Aujourd'hui une partie importante du budget des études amont contribue au soutien des bureaux d'étude, en particulier dans le domaine aéronautique compte tenu de l'absence d'exportation du Rafale. Si, comme nous le souhaitons, un grand contrat d'exportation se concrétise, nous serons amenés à revoir de façon radicale l'emploi de ces sommes, un tel contrat comprenant des développements qui viendront nourrir les bureaux d'études. Il y a de nombreux autres secteurs auxquels il faut venir en aide et nous devons continuer d'augmenter notre effort en faveur de l'innovation dans les PME, où notre intervention est particulièrement efficace. Ces entreprises doivent être d'autant plus accompagnées qu'elles manient le crédit d'impôt recherche avec moins d'aisance que les grands groupes.

En 2012 les commandes porteront très majoritairement sur la poursuite des programmes en cours : drones MALE intérimaires, bâtiments de soutien et d'assistance hauturiers (BSAH), missiles de moyenne portée (MMP) devant remplacer les Milan et missiles anti-navire légers (ANL) dans le cadre d'une coopération franco-britannique.

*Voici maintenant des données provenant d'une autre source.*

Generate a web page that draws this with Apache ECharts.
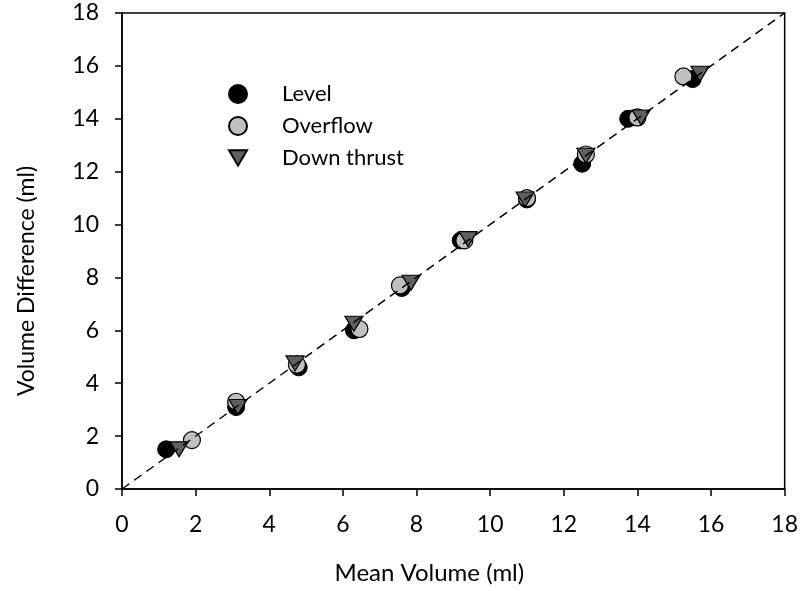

Les livraisons se poursuivront avec onze Rafale, six Tigre, une frégate multimission (FREMM), cent VBCI, trois Caracal et des missiles pour les équiper. Seront également livrés, en matière de défense antiaérienne, deux systèmes SAMPT (sol air moyenne portéeterre) et 61 missiles Aster. Nous continuons aussi notre effort pour la maîtrise de l'information avec un nouveau Transall Gabriel rénové, des pods de reconnaissance RECO-NG supplémentaires ainsi que divers systèmes d'information et de communication. Nos capacités de projection seront renforcées par un nouveau bâtiment de projection et de commandement (BPC), huit hélicoptères NH90 et cinq des avions CASA 235 qui assureront la transition avant les premières livraisons d'A400M.

Bien que le budget 2012 soit serré, il permet de maintenir l'effort d'équipement des armées ainsi qu'un effort significatif pour les études amont. Lorsque l'exécution d'un budget s'avère difficile à conduire, le chef d'état-major des armées et moi-même avons deux priorités : le respect scrupuleux des crédits de la dissuasion et des études amont. Les actions de réduction envisagées ne doivent en aucun cas pénaliser la préparation de l'avenir.

Du fait des échéances électorales, l'année 2012 aura un caractère particulier. Cela étant, un chantier est déjà ouvert pour préparer la révision du Livre blanc. La mise à jour du contexte est en cours, sous l'égide de M. Francis Delon. Cette révision sera suivie de la préparation de la prochaine loi de programmation militaire pour les années 2013-2018.

Aujourd'hui il y a peu de marges de manoeuvre sur le programme 146 « Équipement des forces ». Les contrats passés sont globaux et nous engagent sur une longue durée. Leur renégociation est très risquée au plan financier : nous avons en effet demandé à nos industriels des efforts de productivité et, si nous revenons sur ces accords, nous devrons ensuite négocier le dos au mur, c'est-à-dire dans des conditions très défavorables.

Les commandes passées ne sont pas irréfléchies : elles correspondent aux besoins des forces. C'est le cas des onze frégates multimission, ou encore des six Barracuda, dont la production est prévue jusqu'à 2027. Il n'y a pas de marges calendaires dans ce domaine.

Par ailleurs, nous devons continuer à soutenir l'innovation et à préparer l'avenir. Si nous sacrifions les études amont, nous risquons d'en subir les conséquences dans cinq ou dix ans en nous trouvant contraints d'acheter à l'étranger. De tels achats peuvent être utiles dans des situations d'urgence. Nous n'avons pas hésité, par exemple, à nous procurer des véhicules Buffalo pour les opérations d'Afghanistan. Cette pratique ne doit cependant pas devenir la règle, d'autant que ce choix a des implications fortes sur l'emploi.

Il faudra faire des choix en fonction des critères de souveraineté communément admis aujourd'hui, de l'accès aux technologies, de la capacité industrielle à les réaliser et de notre volonté de les financer.

J'ajoute que certaines de nos exportations s'accompagnent de transferts de technologie. C'est le cas des BPC qui seront livrés à la Russie, ce sera peut-être celui des Rafale si nous concluons un marché avec le Brésil. Cela signifie que nous créons nos propres concurrents à une échéance de dix, quinze ou vingt ans, avec des taux horaires en vigueur dans ces pays beaucoup moins élevés. Si nous voulons conserver des capacités commerciales à l'échelle mondiale, il est impératif de maintenir un différentiel technologique, donc d'investir dans les études amont. C'est la seule manière de créer des emplois dans l'industrie d'armement en France.